Em tese geral, os princípios processuais servem para sustentar e congregar normas dispersas, para auxiliar o interprete e aplicador do direito na adoção das soluções mais ajustadas ou para impor aos diversos sujeitos determinadas regras de conduta processual[8].
O art. 11º do Código da Insolvência consagra como um dos princípios do processo de insolvência, o princípio do inquisitório, prevendo que o juiz pode fundamentar a decisão em factos que não tenham sido alegados pelas partes.
Contudo, o princípio do inquisitório não se manifesta no teor da decisão a proferir, mas na atitude e conduta do juiz na promoção dos termos e atos processuais.

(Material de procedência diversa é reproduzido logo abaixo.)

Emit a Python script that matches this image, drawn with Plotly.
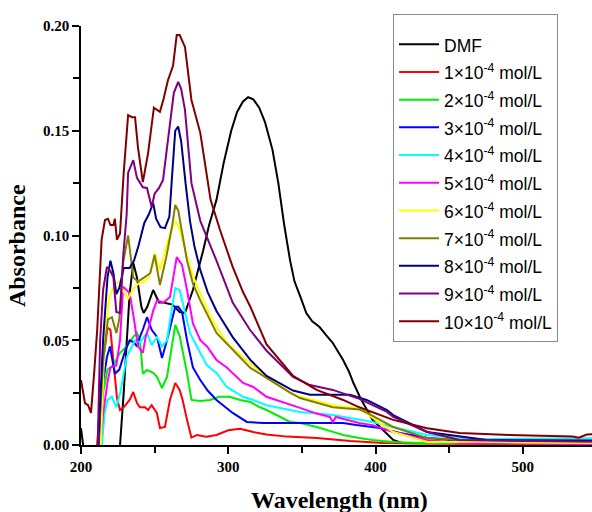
import plotly.graph_objects as go

# ---------------- data ----------------
dmf_x = [200, 202, 205, 224, 226.5, 229, 233, 235.5, 238, 241, 242.5, 245, 249, 253, 256, 262, 267, 270.6,
         276, 283, 287, 292, 297, 302, 306, 310, 313.5, 317, 321, 325, 330, 334, 338, 342, 345, 349, 353,
         357, 362, 367, 371, 375, 378, 382, 385, 390, 394, 398, 403, 408, 412, 418, 430, 460, 500, 550]
dmf_y = [0.008, -0.005, -0.02, -0.02, 0.0, 0.025, 0.072, 0.087, 0.08, 0.066, 0.063, 0.066, 0.074, 0.068,
         0.068, 0.067, 0.0635, 0.063, 0.074, 0.093, 0.105, 0.117, 0.135, 0.150, 0.159, 0.164, 0.166, 0.165,
         0.161, 0.154, 0.141, 0.125, 0.105, 0.088, 0.078, 0.0707, 0.063, 0.059, 0.0563, 0.052, 0.0487, 0.044,
         0.0406, 0.035, 0.0296, 0.022, 0.0167, 0.012, 0.0086, 0.005, 0.0024, 0.001, 0.0008, 0.001, 0.0008, 0.0008]

c1_x = [210, 213, 215, 218, 220, 222, 224.5, 226.5, 229, 233, 235.5, 238, 240, 243.5, 245.5, 248, 251.5,
        253.6, 257, 260.4, 264, 267, 269, 272, 275, 278.7, 285, 292, 300, 308, 317, 326, 340, 360, 383,
        405, 430, 470, 520, 550]
c1_y = [-0.01, 0.02, 0.04, 0.056, 0.055, 0.04, 0.022, 0.0167, 0.018, 0.0215, 0.0253, 0.02, 0.018, 0.018,
        0.0167, 0.019, 0.0153, 0.0081, 0.0086, 0.0215, 0.0296, 0.0263, 0.0215, 0.012, 0.0035, 0.0048, 0.004,
        0.0048, 0.007, 0.0078, 0.0062, 0.005, 0.004, 0.0033, 0.0019, 0.001, 0.0008, 0.0005, 0.0005, 0.0005]

c2_x = [212, 215, 218, 222, 226.5, 231, 235.5, 238, 240, 242, 244.8, 249, 251.6, 255, 258.4, 261, 264, 267,
        269, 272, 275, 281, 287.6, 294, 301, 308, 315, 321.5, 326, 335, 342, 349, 360, 370, 378, 389, 398,
        412, 430, 450, 480, 550]
c2_y = [-0.01, 0.025, 0.036, 0.038, 0.044, 0.047, 0.0516, 0.0535, 0.05, 0.034, 0.0358, 0.0344, 0.0325,
        0.0272, 0.0325, 0.045, 0.0573, 0.052, 0.0453, 0.0344, 0.0215, 0.021, 0.0215, 0.023, 0.023, 0.0215,
        0.0205, 0.018, 0.0167, 0.0134, 0.011, 0.0105, 0.0086, 0.0065, 0.0048, 0.0033, 0.0024, 0.0014, 0.001,
        0.001, 0.0008, 0.0008]

c3_x = [212, 215, 217.6, 219.7, 223, 226, 230, 233, 236, 238, 240, 242, 244.8, 248, 251.6, 255, 258.4, 261,
        264, 266, 268.6, 272, 276, 281, 286, 292, 303, 312.6, 323.6, 345, 378, 387, 398, 403, 416.6, 435,
        450, 480, 550]
c3_y = [-0.01, 0.03, 0.042, 0.047, 0.034, 0.036, 0.045, 0.05, 0.049, 0.047, 0.0516, 0.055, 0.061, 0.055,
        0.0516, 0.0415, 0.05, 0.058, 0.066, 0.066, 0.0635, 0.05, 0.037, 0.031, 0.026, 0.0215, 0.0153, 0.011,
        0.0105, 0.0105, 0.0105, 0.0095, 0.0086, 0.0081, 0.0057, 0.0035, 0.0024, 0.0024, 0.0022]

c4_x = [213, 216, 218, 221, 224, 227, 231, 236.7, 240, 244.8, 248, 251.6, 255, 258.4, 261, 264, 267, 270,
        274, 281, 285.6, 292, 299, 310, 317, 326, 335, 348.7, 371, 389, 398, 412, 435, 469, 500, 550]
c4_y = [-0.01, 0.015, 0.0215, 0.023, 0.018, 0.026, 0.042, 0.05, 0.049, 0.0535, 0.0477, 0.0516, 0.047, 0.05,
        0.062, 0.0749, 0.074, 0.065, 0.0535, 0.0439, 0.038, 0.0344, 0.0277, 0.023, 0.0215, 0.019, 0.0177,
        0.0158, 0.0143, 0.012, 0.011, 0.0086, 0.0048, 0.0028, 0.003, 0.0033]

c5_x = [212, 215, 218, 220, 224, 226.5, 228.6, 231, 233, 236, 238.7, 240, 242, 244, 246, 249, 251.6, 256,
        260.4, 265, 268.6, 272, 276, 281, 285.6, 292, 299, 310, 317, 326, 335, 348.7, 360, 369, 371, 373,
        389, 398, 412, 435, 457, 550]
c5_y = [-0.01, 0.015, 0.03, 0.037, 0.038, 0.05, 0.0755, 0.074, 0.0725, 0.06, 0.047, 0.046, 0.044, 0.052,
        0.056, 0.064, 0.069, 0.068, 0.0706, 0.0897, 0.086, 0.074, 0.058, 0.05, 0.047, 0.0406, 0.037, 0.0296,
        0.0277, 0.023, 0.021, 0.0177, 0.015, 0.0134, 0.011, 0.0134, 0.0105, 0.0095, 0.0062, 0.0024, 0.001,
        0.0005]

c6_x = [213, 216, 219, 223, 226, 229, 232, 236, 239, 243, 246, 248, 250, 253.6, 258, 262, 264.5, 267, 270,
        274, 278, 281, 286, 292, 300, 315, 328, 342, 348.7, 371, 389, 394, 412, 435, 470, 500, 550]
c6_y = [-0.01, 0.05, 0.07, 0.077, 0.078, 0.073, 0.07, 0.075, 0.077, 0.078, 0.08, 0.085, 0.0916, 0.0835,
        0.095, 0.104, 0.1065, 0.103, 0.095, 0.085, 0.077, 0.0725, 0.064, 0.0563, 0.048, 0.039, 0.031, 0.0248,
        0.023, 0.019, 0.0175, 0.015, 0.0062, 0.0014, 0.0015, 0.0012, 0.001]

c7_x = [211, 215, 218.3, 221, 224, 226, 228.6, 232, 235.5, 238.7, 243, 247, 250, 253.6, 258, 262, 264, 266,
        269, 272, 276, 281, 292, 315, 342, 348.7, 371, 389, 394, 412, 435, 460, 550]
c7_y = [-0.01, 0.04, 0.06, 0.061, 0.0535, 0.06, 0.087, 0.1, 0.08, 0.078, 0.08, 0.082, 0.0907, 0.0764, 0.09,
        0.105, 0.1146, 0.112, 0.1, 0.088, 0.077, 0.069, 0.0535, 0.0368, 0.025, 0.0224, 0.018, 0.017, 0.0155,
        0.0086, 0.0033, 0.0024, 0.002]

c8_x = [211, 215, 218, 220, 222, 224, 226, 229, 233, 236, 239, 243, 246, 249, 251, 254, 257, 260, 262, 264,
        266, 268, 271, 274, 277, 281, 286, 292, 303, 315, 326, 344, 355.5, 382.6, 394, 407.8, 412, 435,
        475.6, 550]
c8_y = [-0.01, 0.05, 0.08, 0.088, 0.082, 0.072, 0.075, 0.0845, 0.0845, 0.088, 0.095, 0.106, 0.11, 0.1155,
        0.108, 0.104, 0.1035, 0.109, 0.13, 0.15, 0.152, 0.145, 0.125, 0.107, 0.095, 0.0835, 0.073, 0.064,
        0.0515, 0.0406, 0.033, 0.026, 0.024, 0.024, 0.0215, 0.0167, 0.0143, 0.0062, 0.0024, 0.002]

c9_x = [211, 213, 215, 217.6, 220, 222, 224, 226.5, 228.6, 231, 232, 235.5, 238, 242, 244.8, 248, 250, 253,
        255.7, 259, 263, 266, 268, 270.6, 275, 281, 287, 292, 303, 314.7, 326, 344, 355.5, 371, 389, 407.8,
        412, 435, 457, 550]
c9_y = [-0.01, 0.05, 0.074, 0.085, 0.083, 0.08, 0.0635, 0.063, 0.0897, 0.11, 0.13, 0.136, 0.1275, 0.123,
        0.1227, 0.1136, 0.12, 0.1227, 0.1265, 0.145, 0.168, 0.1733, 0.17, 0.16, 0.125, 0.107, 0.097, 0.088,
        0.068, 0.055, 0.045, 0.0325, 0.0286, 0.0263, 0.022, 0.0158, 0.0134, 0.0062, 0.0024, 0.0015]

c10_x = [200, 202.7, 204.8, 206.8, 209, 211, 214, 216.3, 218.3, 220, 222, 223, 224.4, 226.5, 229, 232,
         234.6, 236.7, 238.7, 242, 245.5, 249.5, 253.6, 256, 259, 262.5, 265, 267, 270.6, 275, 281, 288,
         294.4, 303, 310, 315, 326, 344, 360, 378, 389, 398, 412, 435, 457, 491, 534, 538, 543.5, 550]
c10_y = [0.031, 0.02, 0.019, 0.0153, 0.035, 0.055, 0.098, 0.1074, 0.108, 0.105, 0.105, 0.108, 0.098, 0.101,
         0.13, 0.1575, 0.1565, 0.1565, 0.142, 0.1255, 0.139, 0.161, 0.159, 0.165, 0.174, 0.181, 0.1957,
         0.1957, 0.19, 0.1647, 0.149, 0.117, 0.1026, 0.085, 0.073, 0.066, 0.048, 0.033, 0.0263, 0.0215,
         0.018, 0.0158, 0.012, 0.008, 0.0057, 0.0048, 0.004, 0.0035, 0.005, 0.0053]

series_names = ["DMF"] + [f"{i}×10<sup>-4</sup> mol/L" for i in range(1, 11)]
series_x = [dmf_x, c1_x, c2_x, c3_x, c4_x, c5_x, c6_x, c7_x, c8_x, c9_x, c10_x]
series_y = [dmf_y, c1_y, c2_y, c3_y, c4_y, c5_y, c6_y, c7_y, c8_y, c9_y, c10_y]
series_colors = ["#000000", "#ff0000", "#00ee00", "#0000ff", "#00ffff", "#ff00ff",
                 "#ffff00", "#808000", "#000080", "#800080", "#800000"]

x_ticks = [200, 300, 400, 500]
y_ticks = [0.00, 0.05, 0.10, 0.15, 0.20]

# ---------------- figure ----------------
fig = go.Figure()
for name, xs, ys, col in zip(series_names, series_x, series_y, series_colors):
    fig.add_trace(go.Scatter(x=xs, y=ys, mode="lines",
                             name=f'<span style="font-size:17.5px">{name}</span>',
                             line=dict(color=col, width=2)))

serif = "Liberation Serif, Times New Roman, serif"
sans = "Liberation Sans, Arial, sans-serif"

fig.update_layout(
    width=592, height=512,
    margin=dict(l=81, r=0, t=26, b=67),
    plot_bgcolor="white", paper_bgcolor="white",
    showlegend=True,
    legend=dict(x=0.6106, y=1.0286, xanchor="left", yanchor="top",
                bgcolor="white", bordercolor="#8a8a8a", borderwidth=1,
                font=dict(family=sans, size=19, color="black"),
                title=dict(text=" ", font=dict(size=8)),
                tracegroupgap=0, itemwidth=40, maxheight=480),
    xaxis=dict(range=[200, 547], showgrid=False, zeroline=False,
               showline=True, linecolor="black", linewidth=1.5,
               ticks="outside", ticklen=7, tickwidth=1.5, tickcolor="black",
               tickvals=x_ticks, ticktext=[f"<b>{v}</b>" for v in x_ticks],
               minor=dict(ticks="outside", ticklen=6, tickwidth=1.5, tickcolor="black", dtick=50, tick0=200),
               tickfont=dict(family=serif, size=15, color="black")),
    yaxis=dict(range=[0, 0.2], showgrid=False, zeroline=False,
               showline=True, linecolor="black", linewidth=1.5,
               ticks="outside", ticklen=7, tickwidth=1.5, tickcolor="black",
               tickvals=y_ticks, ticktext=[f"<b>{v:.2f}</b>" for v in y_ticks],
               minor=dict(ticks="outside", ticklen=6, tickwidth=1.5, tickcolor="black", dtick=0.025, tick0=0),
               tickfont=dict(family=serif, size=15, color="black")),
    annotations=[
        dict(text="<b>Wavelength (nm)</b>", xref="paper", yref="paper", x=0.505, y=-0.131,
             xanchor="center", yanchor="middle", showarrow=False,
             font=dict(family=serif, size=24, color="black")),
        dict(text="<b>Absorbance</b>", xref="paper", yref="paper", x=-0.125, y=0.475,
             xanchor="center", yanchor="middle", showarrow=False, textangle=-90,
             font=dict(family=serif, size=24, color="black")),
    ],
)

fig.write_html("out.html")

Os apelantes limitam-se a censurar a conduta do juiz à luz dos princípios que regem o processo de insolvência. Contudo, o tribunal de recurso não julga a conduta do juiz, mas as decisões por este proferidas.
Questão diferente, consiste em saber se a decisão é omissa a respeito de factos relevantes para a apreciação do mérito e que resultaram da discussão da causa.
Neste particular, afigura-se-nos que não pode ser apontada tal omissão, porque o documento a que se reportam os apelantes – Doc. nº 16 a 18, juntos a fls. 197 verso do presente apenso – reporta-se ao salário que a requerida auferia no exercício da sua atividade profissional e face aos factos alegados na oposição e provados, a requerida, bem como o requerido, encontram-se numa situação de incapacidade para o exercício da atividade profissional, que motivou nomeadamente, a propositura da ação contra a entidade seguradora, no sentido de ser reconhecimento o direito de acionar o seguro para pagar o empréstimo contraído junto da requerente. O requerido aufere uma pensão de reforma, como se julgou provado. Quanto à requerida não resulta do documento em causa, nem dos elementos que instruem o presente apenso, o valor que aufere a título de reforma.
Desta forma, não podia o tribunal perante tais elementos de prova, julgar provado o rendimento mensal da requerida.
Improcedem, desta forma, as conclusões sob o ponto 9.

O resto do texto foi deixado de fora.